Robert Behnken and Douglas Hurley, the NASA astronauts set to launch into orbit Saturday on a SpaceX rocket, are former military pilots, veterans of US space shuttle missions, and both married to fellow astronauts.

With their crew cuts, cool demeanor and short and precise sentences, they have all the traditional hallmarks of the men of NASA.

Smiling, competent, reliable: in short, "The Right Stuff" of the early days of space flight.

The pair known as Bob and Doug met in 2000 when they began training at the space agency. They have been best friends ever since, said Hurley, 53.

Both men attended military test pilot schools, a well-worn path to the astronaut corps.

Behnken, 49, a Missouri native, holds a doctorate in mechanical engineering from the California Institute of Technology.

He signed up for the military during his studies and trained at the elite Air Force Test Pilot School at Edwards Air Force Base in California.

A colonel, he has flown more than 25 different aircraft, including the F-22 fighter.

The New York-born Hurley also rose to the rank of colonel. Before joining NASA he was a fighter pilot and test pilot in the Marine Corps, a specialist in the F/A-18 Super Hornet.

Between 2008 and 2011, both men flew two missions, separately, on the space shuttle.

In 2015, NASA assigned them their next mission: the first crewed flight of the Crew Dragon, built by SpaceX and initially planned for 2017.

DREAM MISSION

"If you gave us one thing that we could have put on our list of dream jobs that we would have gotten to have some day, it would have been to be aboard a new spacecraft and conduct a test mission," Behnken said.

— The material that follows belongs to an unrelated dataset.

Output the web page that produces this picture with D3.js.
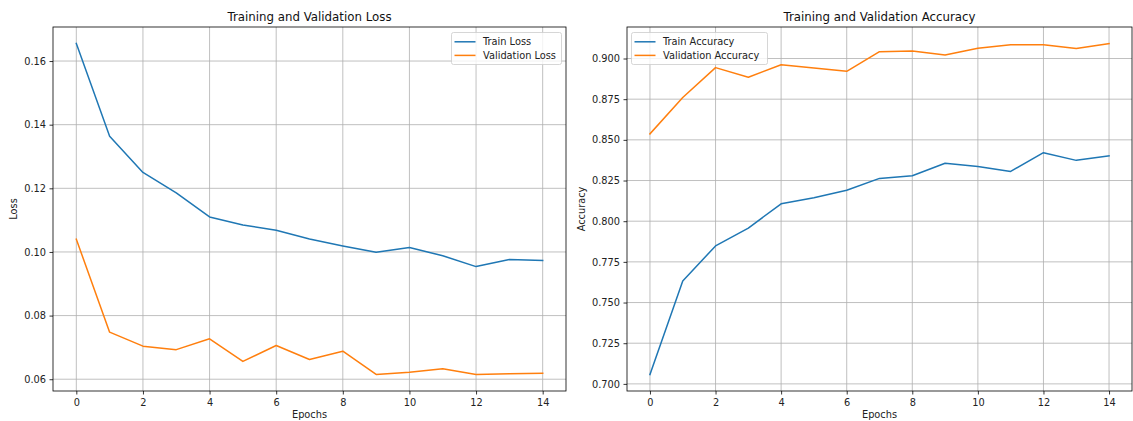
<!DOCTYPE html>
<html>
<head>
<meta charset="utf-8">
<script src="https://cdn.jsdelivr.net/npm/d3@7"></script>
<style>
  html, body { margin: 0; padding: 0; background: #ffffff; }
  svg { display: block; font-family: "DejaVu Sans", sans-serif; }
</style>
</head>
<body>
<svg id="chart" width="1133" height="421"></svg>
<script>
// Per-epoch training history
const epochs = [0, 1, 2, 3, 4, 5, 6, 7, 8, 9, 10, 11, 12, 13, 14];
const trainLoss = [0.1655, 0.1364, 0.1250, 0.1186, 0.1110, 0.1085, 0.1068, 0.1041, 0.1019, 0.0999, 0.1014, 0.0988, 0.0954, 0.0976, 0.0973];
const valLoss = [0.1040, 0.0748, 0.0704, 0.0693, 0.0727, 0.0656, 0.0706, 0.0662, 0.0688, 0.0615, 0.0622, 0.0633, 0.0615, 0.0617, 0.0619];
const trainAcc = [0.7058, 0.7633, 0.7848, 0.7958, 0.8107, 0.8144, 0.8190, 0.8263, 0.8279, 0.8356, 0.8336, 0.8306, 0.8421, 0.8374, 0.8401];
const valAcc = [0.8537, 0.8760, 0.8944, 0.8885, 0.8962, 0.8942, 0.8921, 0.9042, 0.9046, 0.9022, 0.9063, 0.9085, 0.9085, 0.9062, 0.9092];

const xTicks = [0, 2, 4, 6, 8, 10, 12, 14];
const lossTicks = [0.06, 0.08, 0.10, 0.12, 0.14, 0.16];
const accTicks = [0.700, 0.725, 0.750, 0.775, 0.800, 0.825, 0.850, 0.875, 0.900];

const BLUE = "#1f77b4";
const ORANGE = "#ff7f0e";
const FS = 9.8;        // tick / label / legend text
const FS_TITLE = 11.8; // panel titles
const svg = d3.select("#chart");

function padded(values) {
  const lo = d3.min(values), hi = d3.max(values);
  const m = (hi - lo) * 0.05;
  return [lo - m, hi + m];
}

function panel(opts) {
  const { left, right, top, bottom } = opts.box;
  const x = d3.scaleLinear().domain([-0.7, 14.7]).range([left, right]);
  const y = d3.scaleLinear().domain(padded(opts.series.flatMap(s => s.values))).range([bottom, top]);
  const g = svg.append("g");

  // grid
  g.append("g").selectAll("line").data(xTicks).join("line")
    .attr("x1", d => x(d)).attr("x2", d => x(d))
    .attr("y1", top).attr("y2", bottom)
    .attr("stroke", "#b0b0b0").attr("stroke-width", 0.8);
  g.append("g").selectAll("line").data(opts.yTicks).join("line")
    .attr("x1", left).attr("x2", right)
    .attr("y1", d => y(d)).attr("y2", d => y(d))
    .attr("stroke", "#b0b0b0").attr("stroke-width", 0.8);

  // series
  const line = d3.line().x((d, i) => x(epochs[i])).y(d => y(d));
  opts.series.forEach(s => {
    g.append("path").datum(s.values)
      .attr("d", line).attr("fill", "none")
      .attr("stroke", s.color).attr("stroke-width", 1.5)
      .attr("stroke-linejoin", "round").attr("stroke-linecap", "square");
  });

  // axes
  const xAxis = d3.axisBottom(x).tickValues(xTicks).tickSize(3.5).tickPadding(5).tickFormat(d3.format("d"));
  const yAxis = d3.axisLeft(y).tickValues(opts.yTicks).tickSize(3.5).tickPadding(3.5).tickFormat(d3.format(opts.fmt));
  const ax = g.append("g").attr("transform", `translate(0,${bottom})`).call(xAxis);
  const ay = g.append("g").attr("transform", `translate(${left},0)`).call(yAxis);
  [ax, ay].forEach(a => {
    a.select(".domain").remove();
    a.selectAll(".tick line").attr("stroke", "#000").attr("stroke-width", 0.8);
    a.selectAll(".tick text").attr("fill", "#222").attr("font-size", FS).attr("font-family", "DejaVu Sans");
  });

  // frame
  g.append("rect").attr("x", left).attr("y", top)
    .attr("width", right - left).attr("height", bottom - top)
    .attr("fill", "none").attr("stroke", "#000").attr("stroke-width", 0.8);

  // titles
  g.append("text").attr("x", (left + right) / 2).attr("y", top - 6)
    .attr("text-anchor", "middle").attr("font-size", FS_TITLE).attr("fill", "#111")
    .text(opts.title);
  g.append("text").attr("x", (left + right) / 2).attr("y", 418)
    .attr("text-anchor", "middle").attr("font-size", FS).attr("fill", "#222")
    .text("Epochs");
  g.append("text")
    .attr("transform", `translate(${opts.ylabelX},${(top + bottom) / 2}) rotate(-90)`)
    .attr("text-anchor", "middle").attr("dy", "0.35em").attr("font-size", FS).attr("fill", "#222")
    .text(opts.ylabel);

  // legend
  const L = opts.legend;
  const lg = g.append("g").attr("transform", `translate(${L.x},${L.y})`);
  lg.append("rect").attr("x", 0).attr("y", 0).attr("width", L.w).attr("height", 32)
    .attr("rx", 2).attr("fill", "#ffffff").attr("fill-opacity", 0.8)
    .attr("stroke", "#cccccc").attr("stroke-width", 0.8);
  opts.series.forEach((s, i) => {
    const cy = 9.3 + i * 13.6;
    lg.append("line").attr("x1", 3).attr("x2", 24).attr("y1", cy).attr("y2", cy)
      .attr("stroke", s.color).attr("stroke-width", 1.5);
    lg.append("text").attr("x", 31.5).attr("y", cy).attr("dy", "0.35em")
      .attr("font-size", FS).attr("fill", "#222").text(s.label);
  });
}

panel({
  box: { left: 53, right: 566, top: 27, bottom: 391 },
  title: "Training and Validation Loss",
  ylabel: "Loss", ylabelX: 14,
  yTicks: lossTicks, fmt: ".2f",
  series: [
    { label: "Train Loss", values: trainLoss, color: BLUE },
    { label: "Validation Loss", values: valLoss, color: ORANGE }
  ],
  legend: { x: 451.5, y: 32.5, w: 110 }
});

panel({
  box: { left: 627, right: 1132, top: 27, bottom: 391 },
  title: "Training and Validation Accuracy",
  ylabel: "Accuracy", ylabelX: 582,
  yTicks: accTicks, fmt: ".3f",
  series: [
    { label: "Train Accuracy", values: trainAcc, color: BLUE },
    { label: "Validation Accuracy", values: valAcc, color: ORANGE }
  ],
  legend: { x: 631.5, y: 32.5, w: 136 }
});
</script>
</body>
</html>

It was through the astronaut corps that Behnken and Hurley met their future wives, both of whom have space missions to their credit.

Behnken is married to Megan McArthur, and they have a six-year-old son, Theodore.

Doug is married to Karen Nyberg, and they too have a son, Jack, aged 10.

The bond of friendship that unites the two men is an obvious asset for such a risky mission, where either man might have to take control of the spacecraft that is set to autopilot by default.

Hurley is the more meticulous, even obsessive, of the two, said Behnken.

"If we have to get useless information, Doug is always the repository for that," joked Behnken in a video released by NASA.

Hurley himself admitted to being an expert in "obscure procedures."

As for Behnken, Hurley said his friend thinks of everything ahead of time. "He's already got it all figured out."

But he's no good at bluffing and "doesn't have a good poker face," added Hurley.

On Monday, the head of NASA texted the pair to ask one last time: are you sure you want to go ahead?

"They both came back and they said, 'we're go for launch,'" said Jim Bridenstine, the space agency's administrator. "So they're ready to go."

It's a moment they've been training for for the past five years.